→ GIVEN INFORMATION:

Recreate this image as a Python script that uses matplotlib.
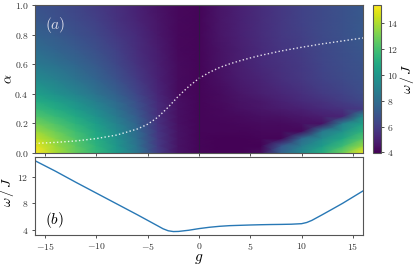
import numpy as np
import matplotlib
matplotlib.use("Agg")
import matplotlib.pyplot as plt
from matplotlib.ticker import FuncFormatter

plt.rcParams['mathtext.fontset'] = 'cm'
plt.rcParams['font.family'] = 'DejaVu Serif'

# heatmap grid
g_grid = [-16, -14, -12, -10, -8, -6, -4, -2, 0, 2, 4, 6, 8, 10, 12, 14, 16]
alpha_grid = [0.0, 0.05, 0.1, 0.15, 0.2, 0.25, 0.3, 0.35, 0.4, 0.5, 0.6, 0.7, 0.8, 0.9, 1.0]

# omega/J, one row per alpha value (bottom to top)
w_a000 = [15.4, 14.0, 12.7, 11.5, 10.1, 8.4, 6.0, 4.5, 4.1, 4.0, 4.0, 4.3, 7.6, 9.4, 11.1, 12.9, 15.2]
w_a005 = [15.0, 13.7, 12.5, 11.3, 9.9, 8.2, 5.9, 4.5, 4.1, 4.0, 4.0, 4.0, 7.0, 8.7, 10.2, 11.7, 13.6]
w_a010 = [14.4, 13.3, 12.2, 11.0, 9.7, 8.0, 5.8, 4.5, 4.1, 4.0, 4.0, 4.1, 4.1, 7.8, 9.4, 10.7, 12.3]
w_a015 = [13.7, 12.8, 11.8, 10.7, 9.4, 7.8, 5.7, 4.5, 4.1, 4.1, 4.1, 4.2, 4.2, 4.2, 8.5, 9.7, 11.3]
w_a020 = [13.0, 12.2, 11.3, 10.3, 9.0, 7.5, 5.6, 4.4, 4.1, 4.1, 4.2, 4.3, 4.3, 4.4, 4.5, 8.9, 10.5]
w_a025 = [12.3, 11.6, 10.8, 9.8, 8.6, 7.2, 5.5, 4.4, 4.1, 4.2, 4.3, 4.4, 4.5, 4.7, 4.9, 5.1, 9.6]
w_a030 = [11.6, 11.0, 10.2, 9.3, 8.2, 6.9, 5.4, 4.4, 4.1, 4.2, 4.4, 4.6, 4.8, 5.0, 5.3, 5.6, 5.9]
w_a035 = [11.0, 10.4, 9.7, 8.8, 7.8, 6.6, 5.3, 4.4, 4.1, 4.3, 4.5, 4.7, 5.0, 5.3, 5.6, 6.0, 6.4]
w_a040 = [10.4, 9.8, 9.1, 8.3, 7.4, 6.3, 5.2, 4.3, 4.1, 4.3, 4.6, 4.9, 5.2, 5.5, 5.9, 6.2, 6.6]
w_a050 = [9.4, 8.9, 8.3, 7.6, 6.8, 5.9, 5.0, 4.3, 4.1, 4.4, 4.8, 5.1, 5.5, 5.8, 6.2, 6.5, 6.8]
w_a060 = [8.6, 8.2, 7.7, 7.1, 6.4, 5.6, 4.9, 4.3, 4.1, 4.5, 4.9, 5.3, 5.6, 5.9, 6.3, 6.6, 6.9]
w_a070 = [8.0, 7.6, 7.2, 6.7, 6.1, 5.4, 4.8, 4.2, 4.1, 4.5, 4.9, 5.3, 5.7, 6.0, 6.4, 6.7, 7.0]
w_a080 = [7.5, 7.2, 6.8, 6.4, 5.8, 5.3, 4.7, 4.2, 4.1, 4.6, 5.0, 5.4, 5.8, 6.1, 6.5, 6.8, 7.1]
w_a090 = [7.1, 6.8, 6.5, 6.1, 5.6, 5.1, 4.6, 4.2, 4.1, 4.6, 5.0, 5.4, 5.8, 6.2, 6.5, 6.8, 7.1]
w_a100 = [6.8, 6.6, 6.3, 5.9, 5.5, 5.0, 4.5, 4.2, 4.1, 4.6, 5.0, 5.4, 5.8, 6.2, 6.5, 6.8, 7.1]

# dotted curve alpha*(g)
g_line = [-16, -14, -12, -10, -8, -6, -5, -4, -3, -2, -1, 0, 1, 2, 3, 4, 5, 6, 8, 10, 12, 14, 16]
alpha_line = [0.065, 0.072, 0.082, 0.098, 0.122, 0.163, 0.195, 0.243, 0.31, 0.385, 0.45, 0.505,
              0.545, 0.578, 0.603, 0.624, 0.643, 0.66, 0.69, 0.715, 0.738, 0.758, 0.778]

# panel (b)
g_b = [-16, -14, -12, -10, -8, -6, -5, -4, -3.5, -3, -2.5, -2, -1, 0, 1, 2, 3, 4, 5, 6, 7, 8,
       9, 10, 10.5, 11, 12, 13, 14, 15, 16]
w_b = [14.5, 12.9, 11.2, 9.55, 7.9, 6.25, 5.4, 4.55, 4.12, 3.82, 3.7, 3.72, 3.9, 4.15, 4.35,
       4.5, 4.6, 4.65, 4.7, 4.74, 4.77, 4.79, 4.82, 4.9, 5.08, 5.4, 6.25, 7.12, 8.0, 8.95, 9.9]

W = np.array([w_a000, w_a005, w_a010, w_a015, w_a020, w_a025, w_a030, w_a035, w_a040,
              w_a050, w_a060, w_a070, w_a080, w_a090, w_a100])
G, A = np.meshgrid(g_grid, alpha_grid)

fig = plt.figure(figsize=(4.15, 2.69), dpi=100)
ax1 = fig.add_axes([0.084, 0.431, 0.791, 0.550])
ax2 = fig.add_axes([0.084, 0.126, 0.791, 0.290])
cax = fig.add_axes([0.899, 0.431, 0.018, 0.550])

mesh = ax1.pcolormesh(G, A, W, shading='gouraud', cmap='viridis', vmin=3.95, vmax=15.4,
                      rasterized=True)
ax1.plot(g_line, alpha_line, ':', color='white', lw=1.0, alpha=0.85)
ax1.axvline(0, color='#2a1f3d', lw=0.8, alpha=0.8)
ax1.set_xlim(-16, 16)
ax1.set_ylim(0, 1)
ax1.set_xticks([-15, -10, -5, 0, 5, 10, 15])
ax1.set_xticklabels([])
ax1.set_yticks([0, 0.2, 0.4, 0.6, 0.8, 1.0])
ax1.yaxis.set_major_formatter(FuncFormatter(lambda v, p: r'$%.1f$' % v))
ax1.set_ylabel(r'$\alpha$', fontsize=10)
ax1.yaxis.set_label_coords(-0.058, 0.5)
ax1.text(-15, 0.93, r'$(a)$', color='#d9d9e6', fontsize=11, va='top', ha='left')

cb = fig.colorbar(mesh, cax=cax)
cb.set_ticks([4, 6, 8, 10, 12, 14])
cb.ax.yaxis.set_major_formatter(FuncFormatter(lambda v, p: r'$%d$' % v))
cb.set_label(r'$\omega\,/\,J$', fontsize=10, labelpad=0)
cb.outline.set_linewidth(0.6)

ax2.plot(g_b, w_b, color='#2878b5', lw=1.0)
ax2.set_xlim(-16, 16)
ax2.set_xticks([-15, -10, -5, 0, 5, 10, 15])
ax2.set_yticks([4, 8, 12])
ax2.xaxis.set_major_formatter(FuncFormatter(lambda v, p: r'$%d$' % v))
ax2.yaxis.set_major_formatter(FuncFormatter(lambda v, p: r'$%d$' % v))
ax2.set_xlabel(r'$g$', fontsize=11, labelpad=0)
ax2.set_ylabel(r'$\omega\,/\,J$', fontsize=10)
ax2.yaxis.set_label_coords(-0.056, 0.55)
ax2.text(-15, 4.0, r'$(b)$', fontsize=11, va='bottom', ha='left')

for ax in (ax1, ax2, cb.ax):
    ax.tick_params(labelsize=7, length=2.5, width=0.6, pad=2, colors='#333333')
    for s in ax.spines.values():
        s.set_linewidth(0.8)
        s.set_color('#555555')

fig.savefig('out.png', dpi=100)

→ WRITTEN PROBLEM: Retype each line of the listing above word for word. Exclude the pictures.

→ THE SOLUTION:
Recreate this image as a Python script that uses matplotlib.
import numpy as np
import matplotlib
matplotlib.use("Agg")
import matplotlib.pyplot as plt
from matplotlib.ticker import FuncFormatter

plt.rcParams['mathtext.fontset'] = 'cm'
plt.rcParams['font.family'] = 'DejaVu Serif'

# heatmap grid
g_grid = [-16, -14, -12, -10, -8, -6, -4, -2, 0, 2, 4, 6, 8, 10, 12, 14, 16]
alpha_grid = [0.0, 0.05, 0.1, 0.15, 0.2, 0.25, 0.3, 0.35, 0.4, 0.5, 0.6, 0.7, 0.8, 0.9, 1.0]

# omega/J, one row per alpha value (bottom to top)
w_a000 = [15.4, 14.0, 12.7, 11.5, 10.1, 8.4, 6.0, 4.5, 4.1, 4.0, 4.0, 4.3, 7.6, 9.4, 11.1, 12.9, 15.2]
w_a005 = [15.0, 13.7, 12.5, 11.3, 9.9, 8.2, 5.9, 4.5, 4.1, 4.0, 4.0, 4.0, 7.0, 8.7, 10.2, 11.7, 13.6]
w_a010 = [14.4, 13.3, 12.2, 11.0, 9.7, 8.0, 5.8, 4.5, 4.1, 4.0, 4.0, 4.1, 4.1, 7.8, 9.4, 10.7, 12.3]
w_a015 = [13.7, 12.8, 11.8, 10.7, 9.4, 7.8, 5.7, 4.5, 4.1, 4.1, 4.1, 4.2, 4.2, 4.2, 8.5, 9.7, 11.3]
w_a020 = [13.0, 12.2, 11.3, 10.3, 9.0, 7.5, 5.6, 4.4, 4.1, 4.1, 4.2, 4.3, 4.3, 4.4, 4.5, 8.9, 10.5]
w_a025 = [12.3, 11.6, 10.8, 9.8, 8.6, 7.2, 5.5, 4.4, 4.1, 4.2, 4.3, 4.4, 4.5, 4.7, 4.9, 5.1, 9.6]
w_a030 = [11.6, 11.0, 10.2, 9.3, 8.2, 6.9, 5.4, 4.4, 4.1, 4.2, 4.4, 4.6, 4.8, 5.0, 5.3, 5.6, 5.9]
w_a035 = [11.0, 10.4, 9.7, 8.8, 7.8, 6.6, 5.3, 4.4, 4.1, 4.3, 4.5, 4.7, 5.0, 5.3, 5.6, 6.0, 6.4]
w_a040 = [10.4, 9.8, 9.1, 8.3, 7.4, 6.3, 5.2, 4.3, 4.1, 4.3, 4.6, 4.9, 5.2, 5.5, 5.9, 6.2, 6.6]
w_a050 = [9.4, 8.9, 8.3, 7.6, 6.8, 5.9, 5.0, 4.3, 4.1, 4.4, 4.8, 5.1, 5.5, 5.8, 6.2, 6.5, 6.8]
w_a060 = [8.6, 8.2, 7.7, 7.1, 6.4, 5.6, 4.9, 4.3, 4.1, 4.5, 4.9, 5.3, 5.6, 5.9, 6.3, 6.6, 6.9]
w_a070 = [8.0, 7.6, 7.2, 6.7, 6.1, 5.4, 4.8, 4.2, 4.1, 4.5, 4.9, 5.3, 5.7, 6.0, 6.4, 6.7, 7.0]
w_a080 = [7.5, 7.2, 6.8, 6.4, 5.8, 5.3, 4.7, 4.2, 4.1, 4.6, 5.0, 5.4, 5.8, 6.1, 6.5, 6.8, 7.1]
w_a090 = [7.1, 6.8, 6.5, 6.1, 5.6, 5.1, 4.6, 4.2, 4.1, 4.6, 5.0, 5.4, 5.8, 6.2, 6.5, 6.8, 7.1]
w_a100 = [6.8, 6.6, 6.3, 5.9, 5.5, 5.0, 4.5, 4.2, 4.1, 4.6, 5.0, 5.4, 5.8, 6.2, 6.5, 6.8, 7.1]

# dotted curve alpha*(g)
g_line = [-16, -14, -12, -10, -8, -6, -5, -4, -3, -2, -1, 0, 1, 2, 3, 4, 5, 6, 8, 10, 12, 14, 16]
alpha_line = [0.065, 0.072, 0.082, 0.098, 0.122, 0.163, 0.195, 0.243, 0.31, 0.385, 0.45, 0.505,
              0.545, 0.578, 0.603, 0.624, 0.643, 0.66, 0.69, 0.715, 0.738, 0.758, 0.778]

# panel (b)
g_b = [-16, -14, -12, -10, -8, -6, -5, -4, -3.5, -3, -2.5, -2, -1, 0, 1, 2, 3, 4, 5, 6, 7, 8,
       9, 10, 10.5, 11, 12, 13, 14, 15, 16]
w_b = [14.5, 12.9, 11.2, 9.55, 7.9, 6.25, 5.4, 4.55, 4.12, 3.82, 3.7, 3.72, 3.9, 4.15, 4.35,
       4.5, 4.6, 4.65, 4.7, 4.74, 4.77, 4.79, 4.82, 4.9, 5.08, 5.4, 6.25, 7.12, 8.0, 8.95, 9.9]

W = np.array([w_a000, w_a005, w_a010, w_a015, w_a020, w_a025, w_a030, w_a035, w_a040,
              w_a050, w_a060, w_a070, w_a080, w_a090, w_a100])
G, A = np.meshgrid(g_grid, alpha_grid)

fig = plt.figure(figsize=(4.15, 2.69), dpi=100)
ax1 = fig.add_axes([0.084, 0.431, 0.791, 0.550])
ax2 = fig.add_axes([0.084, 0.126, 0.791, 0.290])
cax = fig.add_axes([0.899, 0.431, 0.018, 0.550])

mesh = ax1.pcolormesh(G, A, W, shading='gouraud', cmap='viridis', vmin=3.95, vmax=15.4,
                      rasterized=True)
ax1.plot(g_line, alpha_line, ':', color='white', lw=1.0, alpha=0.85)
ax1.axvline(0, color='#2a1f3d', lw=0.8, alpha=0.8)
ax1.set_xlim(-16, 16)
ax1.set_ylim(0, 1)
ax1.set_xticks([-15, -10, -5, 0, 5, 10, 15])
ax1.set_xticklabels([])
ax1.set_yticks([0, 0.2, 0.4, 0.6, 0.8, 1.0])
ax1.yaxis.set_major_formatter(FuncFormatter(lambda v, p: r'$%.1f$' % v))
ax1.set_ylabel(r'$\alpha$', fontsize=10)
ax1.yaxis.set_label_coords(-0.058, 0.5)
ax1.text(-15, 0.93, r'$(a)$', color='#d9d9e6', fontsize=11, va='top', ha='left')

cb = fig.colorbar(mesh, cax=cax)
cb.set_ticks([4, 6, 8, 10, 12, 14])
cb.ax.yaxis.set_major_formatter(FuncFormatter(lambda v, p: r'$%d$' % v))
cb.set_label(r'$\omega\,/\,J$', fontsize=10, labelpad=0)
cb.outline.set_linewidth(0.6)

ax2.plot(g_b, w_b, color='#2878b5', lw=1.0)
ax2.set_xlim(-16, 16)
ax2.set_xticks([-15, -10, -5, 0, 5, 10, 15])
ax2.set_yticks([4, 8, 12])
ax2.xaxis.set_major_formatter(FuncFormatter(lambda v, p: r'$%d$' % v))
ax2.yaxis.set_major_formatter(FuncFormatter(lambda v, p: r'$%d$' % v))
ax2.set_xlabel(r'$g$', fontsize=11, labelpad=0)
ax2.set_ylabel(r'$\omega\,/\,J$', fontsize=10)
ax2.yaxis.set_label_coords(-0.056, 0.55)
ax2.text(-15, 4.0, r'$(b)$', fontsize=11, va='bottom', ha='left')

for ax in (ax1, ax2, cb.ax):
    ax.tick_params(labelsize=7, length=2.5, width=0.6, pad=2, colors='#333333')
    for s in ax.spines.values():
        s.set_linewidth(0.8)
        s.set_color('#555555')

fig.savefig('out.png', dpi=100)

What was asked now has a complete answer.